New year, old age


Julie Daza Julie Daza

 

 

 

 

 

Whether it’s your birthday or not, the passing of the old year spells an additional year to your age. When you were 12, you couldn’t wait to be 21. Now that you’re a certified senior citizen, wouldn’t it be nice if you could reverse the aging process and look 20 years younger? (Which is why a 50-year-old lady, as the story goes, preferred to tell people she was 60 so they could compliment her and say, “But you look 50!”)

In the 1980’s, as I remember those days, the beautiful people were caught up in the “skin is in” game, with their dermatologists playing a more important role in their lives than their dentists. (Dentists you saw twice a year; dermas you visited every month.) “Good skin” had to glow with smooth and dewy softness. Moisturizers and sunblock contained in all types of tubes and jars helped achieve the texture of youthful skin. With the next wave came stem-cell therapy, botox (a poison injected directly into the face every so often) and other hi-tech, “painless,” so-called noninvasive procedures to stretch the skin, lift the skin, pamper the skin with everything from gold thread to therma-something or other. If you looked at before-and-after pictures of their endorsers, of course you’d know every little bit of help is a big help, especially since your epidermis, even with its cells shedding to be reborn daily, is more than 45 years old.

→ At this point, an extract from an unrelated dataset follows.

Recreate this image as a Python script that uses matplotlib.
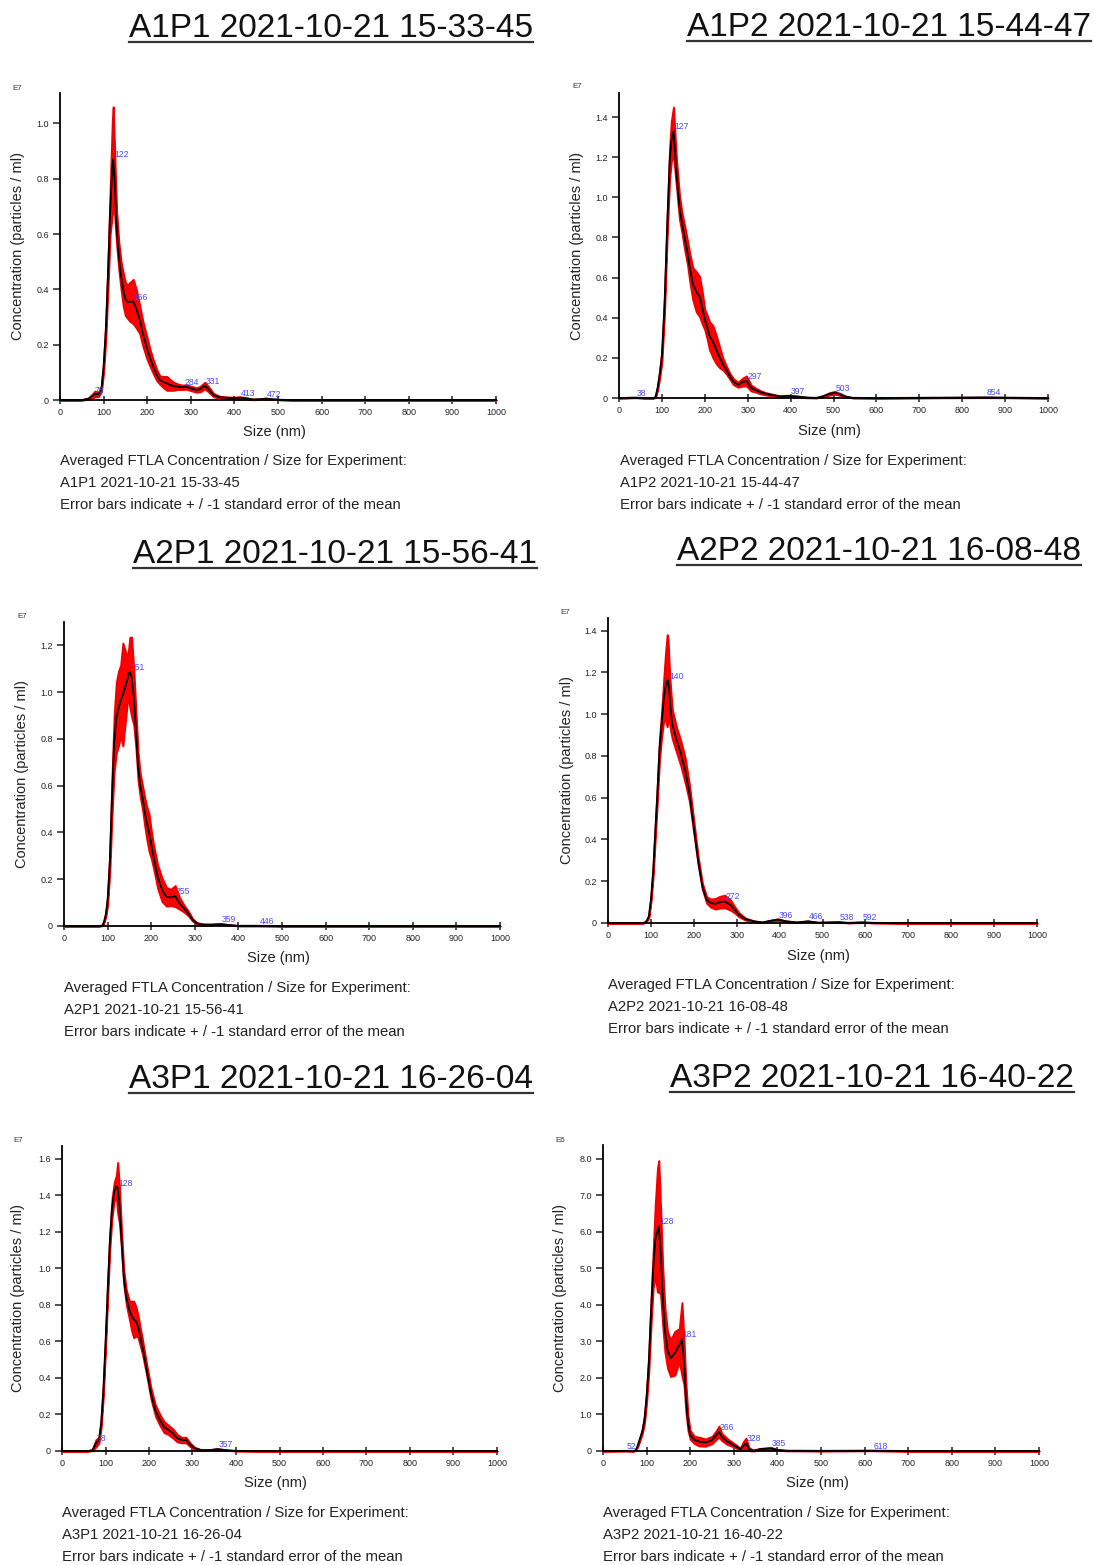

Why do we need to age? Science has the answers, but how far should science go in discovering a cure for old age in the future? What would happen if modern medicine could remove the certainty of death? When he was pope, Benedict XVI, now Pope Emeritus, said in his Easter Sunday sermon in April 2010:

“Would that be a good thing? Humanity would become extraordinarily old, there would be no more room for youth. Capacity for innovation would die and endless life would be no paradise, if anything a condemnation.”

“Act your age” is good advice. Better yet, think young, to quote Tessie Sy Coson.

Benedict XVI, born Joseph Ratzinger, will be 93 years old on April 16, 2020. In 2015, when he stepped down from St. Peter’s rock, he was looking his age, 88.